The entire family will enjoy exploring Fort Frederick, which is one of the largest fortifications built by English colonists in North America. The fort’s exterior lines are 355 feet from bastion point to bastion point. Its stone wall is about 18 feet high and at least three major buildings originally stood inside that wall.

Living historians talk to a family about life during the French and Indian War within the walls of Fort Frederick.

Living historians are available every day throughout the summer months to talk to families and groups about life during the colonial era of America.

Fort Frederick also holds special events that include artillery demonstrations, military encampments and a variety of other programs. Some of the programs, in addition to the Fort Frederick Market Fair include:

  • French and Indian War Reenactment
  • Revolutionary War Reenactment
  • School of the Ranger
  • Civil War Reenactment
  • Other Historical and Youth-Oriented Weekend Events
  • Supporting Maintenance and Enhancement of Assets
  • Purchase of Historical Interpretive Supplies and Other Equipment
Part of the stone wall from historic Fort Frederick.

Part of the stone wall from historic Fort Frederick.

School and special group tours can be arranged for school classes and organized groups. For more information or to schedule a program with a Historical Interpreter or Ranger, call 301-842- 2155.

The Fort Frederick State Park is located on a beautiful piece of property that borders the Potomac River. The Chesapeake and Ohio Canal passes right through the park.

In addition to the Fort, the Park has a boat launch, campsites, camp store, fishing, flat water canoeing, a hiking trail, interpretive and educational programs, picnicking, a playground, and a shelter.

The Fort Frederick State Park is a large complex of natural, cultural, and historic resources that includes:

  • Fort Frederick
  • CCC (Civilian Conservation Corps) buildings
  • A close by family campground with 29 campsites
  • Big Pool lake (part of C&O Canal), fishing and a boat launch
  • Round Top Heritage Area / Fort Tonoloway
  • Woodmont Natural Resources Management Area
  • The Western Maryland Rail Trail (biking & hiking)
  • Hiking and Nature Trails, Picnic Areas
  • An Historic African-American one-room Schoolhouse

The Park is located at 11100 Fort Frederick Rd.

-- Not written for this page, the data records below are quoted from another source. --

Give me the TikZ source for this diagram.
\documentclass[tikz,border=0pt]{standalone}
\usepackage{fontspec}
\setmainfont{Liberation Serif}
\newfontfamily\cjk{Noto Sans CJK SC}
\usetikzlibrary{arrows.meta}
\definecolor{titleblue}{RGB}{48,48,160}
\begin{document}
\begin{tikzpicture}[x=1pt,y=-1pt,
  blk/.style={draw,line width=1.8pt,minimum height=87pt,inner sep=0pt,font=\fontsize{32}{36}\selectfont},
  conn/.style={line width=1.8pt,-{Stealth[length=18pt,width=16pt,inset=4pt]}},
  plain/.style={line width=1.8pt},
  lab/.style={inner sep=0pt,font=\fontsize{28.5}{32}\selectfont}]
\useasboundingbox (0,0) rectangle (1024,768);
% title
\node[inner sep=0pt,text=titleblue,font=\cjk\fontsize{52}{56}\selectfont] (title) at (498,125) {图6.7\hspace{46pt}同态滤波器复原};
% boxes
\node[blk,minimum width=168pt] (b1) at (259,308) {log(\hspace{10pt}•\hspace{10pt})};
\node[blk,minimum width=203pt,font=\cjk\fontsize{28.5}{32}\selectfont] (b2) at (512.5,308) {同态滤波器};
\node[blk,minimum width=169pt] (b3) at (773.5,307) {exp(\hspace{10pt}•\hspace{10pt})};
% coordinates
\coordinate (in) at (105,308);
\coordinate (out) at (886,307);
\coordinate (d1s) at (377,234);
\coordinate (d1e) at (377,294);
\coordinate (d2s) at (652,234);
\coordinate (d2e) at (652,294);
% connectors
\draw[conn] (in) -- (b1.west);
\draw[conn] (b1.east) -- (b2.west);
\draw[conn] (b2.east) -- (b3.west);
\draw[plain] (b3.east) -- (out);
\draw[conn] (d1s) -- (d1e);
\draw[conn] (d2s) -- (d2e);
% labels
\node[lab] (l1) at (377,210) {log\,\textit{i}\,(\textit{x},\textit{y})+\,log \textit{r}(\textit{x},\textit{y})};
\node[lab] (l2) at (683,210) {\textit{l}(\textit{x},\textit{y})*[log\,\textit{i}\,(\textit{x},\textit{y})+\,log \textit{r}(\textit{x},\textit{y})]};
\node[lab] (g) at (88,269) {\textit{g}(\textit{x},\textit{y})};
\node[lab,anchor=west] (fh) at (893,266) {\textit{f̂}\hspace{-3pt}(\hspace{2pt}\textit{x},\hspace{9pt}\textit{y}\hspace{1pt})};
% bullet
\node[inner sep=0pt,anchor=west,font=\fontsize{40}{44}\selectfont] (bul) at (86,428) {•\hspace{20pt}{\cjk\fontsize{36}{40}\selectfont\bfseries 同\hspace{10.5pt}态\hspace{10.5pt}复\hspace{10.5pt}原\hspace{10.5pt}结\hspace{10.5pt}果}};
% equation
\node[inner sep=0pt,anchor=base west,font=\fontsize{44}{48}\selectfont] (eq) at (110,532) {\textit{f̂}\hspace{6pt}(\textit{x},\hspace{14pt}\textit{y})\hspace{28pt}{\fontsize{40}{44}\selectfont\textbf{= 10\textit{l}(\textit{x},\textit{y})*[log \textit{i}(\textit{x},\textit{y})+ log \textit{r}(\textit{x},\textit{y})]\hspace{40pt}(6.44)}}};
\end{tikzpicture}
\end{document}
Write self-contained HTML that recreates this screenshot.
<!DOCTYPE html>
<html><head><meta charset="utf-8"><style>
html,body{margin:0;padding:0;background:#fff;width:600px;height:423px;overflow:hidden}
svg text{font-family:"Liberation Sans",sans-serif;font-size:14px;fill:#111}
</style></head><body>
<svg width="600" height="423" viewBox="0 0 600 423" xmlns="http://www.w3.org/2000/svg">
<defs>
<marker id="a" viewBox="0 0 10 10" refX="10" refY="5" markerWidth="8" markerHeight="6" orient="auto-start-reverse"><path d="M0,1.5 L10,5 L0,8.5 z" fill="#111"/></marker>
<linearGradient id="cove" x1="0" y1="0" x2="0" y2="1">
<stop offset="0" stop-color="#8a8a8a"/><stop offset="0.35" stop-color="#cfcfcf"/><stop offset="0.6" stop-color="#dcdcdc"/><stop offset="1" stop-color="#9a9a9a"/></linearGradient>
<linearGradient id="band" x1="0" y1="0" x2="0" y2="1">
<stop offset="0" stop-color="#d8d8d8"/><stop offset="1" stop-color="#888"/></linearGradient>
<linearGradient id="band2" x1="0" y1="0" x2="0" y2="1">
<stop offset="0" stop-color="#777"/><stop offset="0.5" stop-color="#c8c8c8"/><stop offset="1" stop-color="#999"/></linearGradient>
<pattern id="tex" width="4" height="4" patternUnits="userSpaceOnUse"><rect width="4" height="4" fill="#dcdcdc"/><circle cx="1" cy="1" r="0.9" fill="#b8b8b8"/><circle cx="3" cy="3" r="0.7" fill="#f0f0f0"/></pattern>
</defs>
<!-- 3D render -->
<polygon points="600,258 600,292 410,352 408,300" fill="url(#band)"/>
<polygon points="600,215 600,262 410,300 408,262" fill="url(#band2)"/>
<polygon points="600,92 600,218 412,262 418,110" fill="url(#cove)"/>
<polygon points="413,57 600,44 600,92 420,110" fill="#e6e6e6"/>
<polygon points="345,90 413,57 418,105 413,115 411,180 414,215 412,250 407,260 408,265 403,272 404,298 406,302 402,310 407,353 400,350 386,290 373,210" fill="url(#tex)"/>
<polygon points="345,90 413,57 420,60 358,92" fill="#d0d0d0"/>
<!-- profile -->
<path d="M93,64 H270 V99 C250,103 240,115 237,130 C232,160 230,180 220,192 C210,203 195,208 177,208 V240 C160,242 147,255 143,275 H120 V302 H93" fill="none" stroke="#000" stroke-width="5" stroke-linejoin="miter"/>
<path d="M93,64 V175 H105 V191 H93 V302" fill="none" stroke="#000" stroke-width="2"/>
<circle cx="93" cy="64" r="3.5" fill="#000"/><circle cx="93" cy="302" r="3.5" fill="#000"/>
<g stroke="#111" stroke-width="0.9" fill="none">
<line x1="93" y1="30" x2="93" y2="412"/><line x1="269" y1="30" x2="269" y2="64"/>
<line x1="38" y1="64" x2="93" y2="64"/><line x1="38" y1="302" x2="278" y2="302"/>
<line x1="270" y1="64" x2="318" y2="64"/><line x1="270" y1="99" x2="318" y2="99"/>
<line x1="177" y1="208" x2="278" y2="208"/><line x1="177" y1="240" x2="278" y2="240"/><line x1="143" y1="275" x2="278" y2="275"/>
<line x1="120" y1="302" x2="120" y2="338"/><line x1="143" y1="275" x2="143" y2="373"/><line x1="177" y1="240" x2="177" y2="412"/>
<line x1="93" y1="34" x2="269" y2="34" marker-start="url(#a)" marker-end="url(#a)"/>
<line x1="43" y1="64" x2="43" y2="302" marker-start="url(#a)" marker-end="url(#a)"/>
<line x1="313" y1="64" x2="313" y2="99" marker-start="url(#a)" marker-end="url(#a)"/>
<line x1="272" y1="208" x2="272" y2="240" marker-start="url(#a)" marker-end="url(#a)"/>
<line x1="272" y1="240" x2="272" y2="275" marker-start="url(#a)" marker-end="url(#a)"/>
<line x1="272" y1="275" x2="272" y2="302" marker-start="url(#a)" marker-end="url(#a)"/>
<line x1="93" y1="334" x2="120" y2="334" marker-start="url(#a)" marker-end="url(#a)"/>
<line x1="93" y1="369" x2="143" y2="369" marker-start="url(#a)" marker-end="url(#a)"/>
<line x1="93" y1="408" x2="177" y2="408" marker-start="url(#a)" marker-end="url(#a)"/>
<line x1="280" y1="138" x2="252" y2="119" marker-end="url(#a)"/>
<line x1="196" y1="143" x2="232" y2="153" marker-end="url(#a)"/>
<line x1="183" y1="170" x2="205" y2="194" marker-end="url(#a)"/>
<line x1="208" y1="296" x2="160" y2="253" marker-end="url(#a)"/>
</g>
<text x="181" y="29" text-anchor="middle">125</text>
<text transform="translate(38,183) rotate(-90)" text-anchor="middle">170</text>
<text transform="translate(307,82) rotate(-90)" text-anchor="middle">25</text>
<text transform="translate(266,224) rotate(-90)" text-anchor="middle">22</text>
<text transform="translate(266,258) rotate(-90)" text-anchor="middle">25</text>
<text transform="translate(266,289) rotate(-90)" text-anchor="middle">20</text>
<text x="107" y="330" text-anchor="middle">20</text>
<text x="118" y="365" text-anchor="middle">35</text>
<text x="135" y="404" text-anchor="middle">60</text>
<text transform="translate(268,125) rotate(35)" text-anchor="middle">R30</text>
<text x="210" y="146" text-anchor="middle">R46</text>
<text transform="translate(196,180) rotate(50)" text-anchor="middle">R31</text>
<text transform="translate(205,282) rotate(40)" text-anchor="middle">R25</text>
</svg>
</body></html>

Big Pool, MD, about 14 miles west of Hagerstown, MD).
Take Exit 12 off I-70   MD 56   (Big Pool Road)  Big Pool,  Indian Springs. Follow signs about 1 mile to the fort.

Click Here to learn more about Fort Frederick State Park

Hides and furs for sale at the Market Fair.

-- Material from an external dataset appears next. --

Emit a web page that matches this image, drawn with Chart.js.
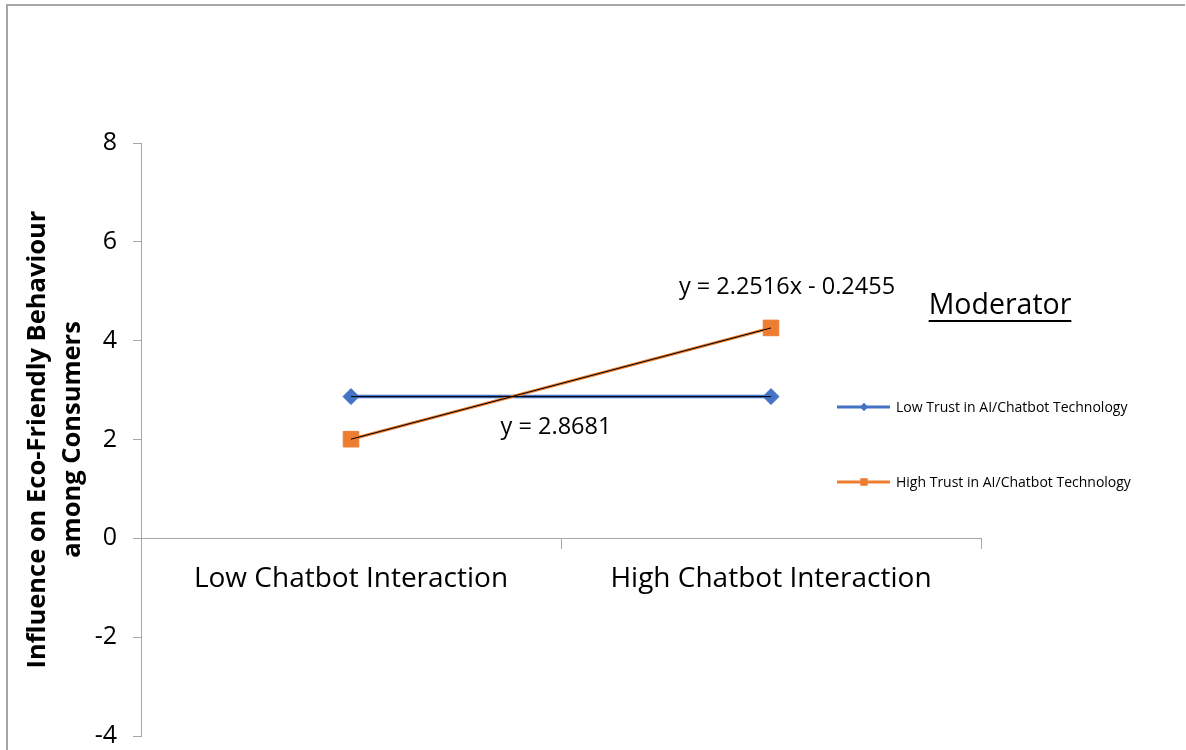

Hides, furs and leather goods for sale at the Fort Frederick Market Fair.

Other Things To Do Near Fort Frederick

The Western Maryland Rail Trail

The Western Maryland Rail Trail (WMRT) is a scenic 28-mile trail that was once the Western Maryland Railroad tracks. It parallels the C&O Canal Towpath and can be used for walking, running, biking or inline skating. It has an easy grade and a paved surface so its good for the entire family and even persons with limited mobility.

A child rides in a homemade wagon at the Fort Frederick Market Fair.

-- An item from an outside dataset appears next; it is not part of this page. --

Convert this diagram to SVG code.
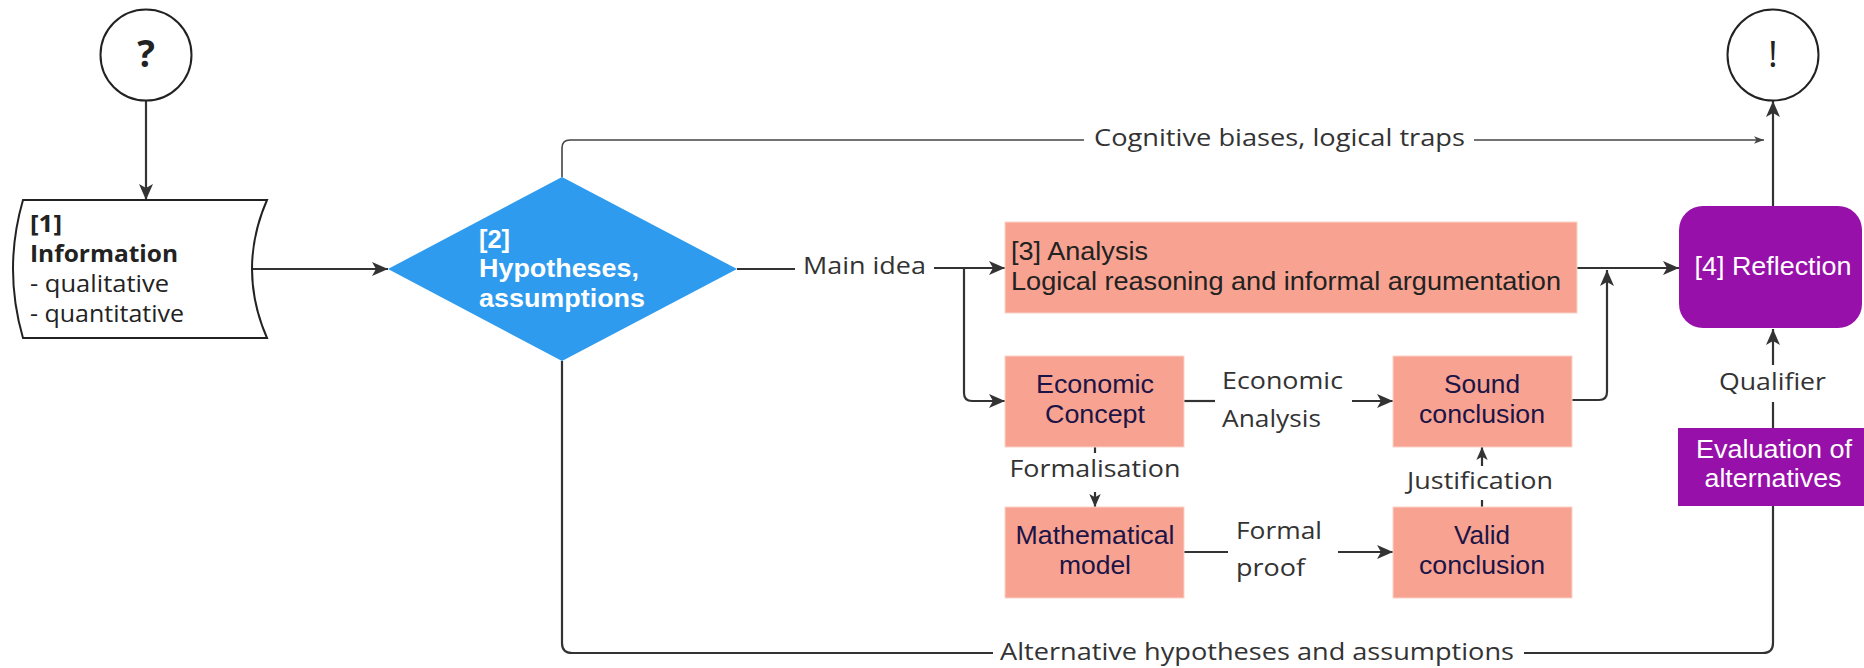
<svg xmlns="http://www.w3.org/2000/svg" width="1864" height="668" viewBox="0 0 1864 668">
<style>
.ln{fill:none;stroke:#333;stroke-width:2.2}
.thin{fill:none;stroke:#444;stroke-width:1.6}
.lbl{font-family:"Open Sans","Noto Sans",sans-serif;font-size:24px;fill:#333}
.nt{font-family:"Liberation Sans",Arial,sans-serif;font-size:25px}
.salmon{fill:#F8A291;stroke:#FBD3CA;stroke-width:1}
.purple{fill:#9810AA}
.navy{fill:#1B1446}
.wt{fill:#fff}
.ctr{text-anchor:middle}
</style>
<defs>
<marker id="a" viewBox="0 0 16 16" markerWidth="16" markerHeight="16" refX="16" refY="8" orient="auto" markerUnits="userSpaceOnUse"><path d="M0,1 L16,8 L0,15 L4,8 Z" fill="#333"/></marker>
<marker id="s" viewBox="0 0 16 16" markerWidth="13" markerHeight="13" refX="16" refY="8" orient="auto" markerUnits="userSpaceOnUse"><path d="M0,1 L16,8 L0,15 L4,8 Z" fill="#333"/></marker>
<marker id="t" viewBox="0 0 16 16" markerWidth="10" markerHeight="10" refX="16" refY="8" orient="auto" markerUnits="userSpaceOnUse"><path d="M0,2 L16,8 L0,14 L4,8 Z" fill="#444"/></marker>
</defs>
<rect width="1864" height="668" fill="#fff"/>

<g id="connectors">
<path class="ln" d="M146,101 L146,200" marker-end="url(#a)"/>
<path class="ln" d="M252,269 L388,269" marker-end="url(#a)"/>
<path class="ln" d="M737,269 L795,269"/>
<path class="ln" d="M934,268 L1005,268" marker-end="url(#a)"/>
<path class="ln" d="M964,268 L964,393 Q964,401 972,401 L1005,401" marker-end="url(#a)"/>
<path class="ln" d="M1184,401 L1215,401"/>
<path class="ln" d="M1352,401 L1393,401" marker-end="url(#a)"/>
<path class="ln" d="M1095,447 L1095,453"/>
<path class="ln" d="M1095,492 L1095,507" marker-end="url(#s)"/>
<path class="ln" d="M1184,552 L1228,552"/>
<path class="ln" d="M1338,552 L1393,552" marker-end="url(#a)"/>
<path class="ln" d="M1482,507 L1482,500"/>
<path class="ln" d="M1482,466 L1482,447" marker-end="url(#s)"/>
<path class="ln" d="M1572,400 L1599,400 Q1607,400 1607,392 L1607,270" marker-end="url(#a)"/>
<path class="ln" d="M1577,268 L1679,268" marker-end="url(#a)"/>
<path class="ln" d="M1773,206 L1773,101" marker-end="url(#a)"/>
<path class="thin" d="M562,177 L562,148 Q562,140 570,140 L1084,140"/>
<path class="thin" d="M1474,140 L1764,140" marker-end="url(#t)"/>
<path class="ln" d="M1773,428 L1773,402"/>
<path class="ln" d="M1773,365 L1773,329" marker-end="url(#a)"/>
<path class="ln" d="M562,361 L562,643 Q562,653 572,653 L993,653"/>
<path class="ln" d="M1524,653 L1763,653 Q1773,653 1773,643 L1773,506"/>
<text class="lbl" x="803" y="274" textLength="123" lengthAdjust="spacingAndGlyphs">Main idea</text>
<text class="lbl" x="1094" y="146" textLength="371" lengthAdjust="spacingAndGlyphs">Cognitive biases, logical traps</text>
<text class="lbl" x="1222" y="389" textLength="121" lengthAdjust="spacingAndGlyphs">Economic</text>
<text class="lbl" x="1222" y="427" textLength="99" lengthAdjust="spacingAndGlyphs">Analysis</text>
<text class="lbl ctr" x="1095" y="477" textLength="171" lengthAdjust="spacingAndGlyphs">Formalisation</text>
<text class="lbl ctr" x="1480" y="489" textLength="146" lengthAdjust="spacingAndGlyphs">Justification</text>
<text class="lbl" x="1236" y="539" textLength="86" lengthAdjust="spacingAndGlyphs">Formal</text>
<text class="lbl" x="1236" y="576" textLength="69" lengthAdjust="spacingAndGlyphs">proof</text>
<text class="lbl" x="1719" y="390" textLength="107" lengthAdjust="spacingAndGlyphs">Qualifier</text>
<text class="lbl" x="1000" y="660" textLength="514" lengthAdjust="spacingAndGlyphs">Alternative hypotheses and assumptions</text>
</g>

<g id="start">
<circle cx="146" cy="55" r="45.5" fill="#fff" stroke="#222" stroke-width="2"/>
<text x="146" y="67" class="ctr" font-family="'Open Sans','Noto Sans',sans-serif" font-weight="bold" font-size="37" fill="#222">?</text>
</g>

<g id="info">
<path d="M23,200 L267,200 Q237,269 267,338 L23,338 Q3,269 23,200 Z" fill="#fff" stroke="#222" stroke-width="2"/>
<g font-family="'Open Sans','Noto Sans',sans-serif" font-size="23.5" fill="#222">
<text x="30" y="232" font-weight="bold" textLength="32" lengthAdjust="spacingAndGlyphs">[1]</text>
<text x="30" y="262" font-weight="bold" textLength="148" lengthAdjust="spacingAndGlyphs">Information</text>
<text x="30" y="292" textLength="139" lengthAdjust="spacingAndGlyphs">- qualitative</text>
<text x="30" y="322" textLength="154" lengthAdjust="spacingAndGlyphs">- quantitative</text>
</g>
</g>

<g id="hypotheses">
<path d="M388,269 L562,177 L737,269 L562,361 Z" fill="#2E9BEF"/>
<g font-family="'Liberation Sans',Arial,sans-serif" font-weight="bold" font-size="25" fill="#fff">
<text x="479" y="248" textLength="31" lengthAdjust="spacingAndGlyphs">[2]</text>
<text x="479" y="277" textLength="160" lengthAdjust="spacingAndGlyphs">Hypotheses,</text>
<text x="479" y="307" textLength="166" lengthAdjust="spacingAndGlyphs">assumptions</text>
</g>
</g>

<g id="analysis">
<rect class="salmon" x="1005" y="222" width="572" height="91"/>
<text class="nt" x="1011" y="260" fill="#222" textLength="137" lengthAdjust="spacingAndGlyphs">[3] Analysis</text>
<text class="nt" x="1011" y="290" fill="#222" textLength="550" lengthAdjust="spacingAndGlyphs">Logical reasoning and informal argumentation</text>
</g>

<g id="economic-concept">
<rect class="salmon" x="1005" y="356" width="179" height="91"/>
<text class="nt navy ctr" x="1095" y="393" textLength="118" lengthAdjust="spacingAndGlyphs">Economic</text>
<text class="nt navy ctr" x="1095" y="423" textLength="100" lengthAdjust="spacingAndGlyphs">Concept</text>
</g>

<g id="sound-conclusion">
<rect class="salmon" x="1393" y="356" width="179" height="91"/>
<text class="nt navy ctr" x="1482" y="393" textLength="76" lengthAdjust="spacingAndGlyphs">Sound</text>
<text class="nt navy ctr" x="1482" y="423" textLength="126" lengthAdjust="spacingAndGlyphs">conclusion</text>
</g>

<g id="mathematical-model">
<rect class="salmon" x="1005" y="507" width="179" height="91"/>
<text class="nt navy ctr" x="1095" y="544" textLength="159" lengthAdjust="spacingAndGlyphs">Mathematical</text>
<text class="nt navy ctr" x="1095" y="574" textLength="72" lengthAdjust="spacingAndGlyphs">model</text>
</g>

<g id="valid-conclusion">
<rect class="salmon" x="1393" y="507" width="179" height="91"/>
<text class="nt navy ctr" x="1482" y="544" textLength="56" lengthAdjust="spacingAndGlyphs">Valid</text>
<text class="nt navy ctr" x="1482" y="574" textLength="126" lengthAdjust="spacingAndGlyphs">conclusion</text>
</g>

<g id="reflection">
<rect class="purple" x="1679" y="206" width="183" height="122" rx="24"/>
<text class="nt wt ctr" x="1773" y="275" textLength="157" lengthAdjust="spacingAndGlyphs">[4] Reflection</text>
</g>

<g id="evaluation">
<rect class="purple" x="1678" y="428" width="186" height="78"/>
<text class="nt wt ctr" x="1774" y="458" textLength="156" lengthAdjust="spacingAndGlyphs">Evaluation of</text>
<text class="nt wt ctr" x="1773" y="487" textLength="137" lengthAdjust="spacingAndGlyphs">alternatives</text>
</g>

<g id="end">
<circle cx="1773" cy="55" r="45.5" fill="#fff" stroke="#222" stroke-width="2"/>
<text x="1773" y="67" class="ctr" font-family="'Open Sans','Noto Sans',sans-serif" font-size="37" fill="#222">!</text>
</g>
</svg>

A child rides in a homemade wagon at the Fort Frederick Market Fair.

Other Colonial Market Fairs In The Area

Fort Loudoun Market Fair is June 24-26, 2022 in Fort Loudon, Pa. They have 60+ artisans, demonstrations, flintlock matches, artisanal food, children’s games, speakers, early American and Celtic musical performances and the Fair Wynds Circus.

Colonial Market Fair is June 11-12, 2022 at the Benjamin Banneker Historical Park and Museum in Catonsville, Md. They have artisans, reenactors, music and children’s activities.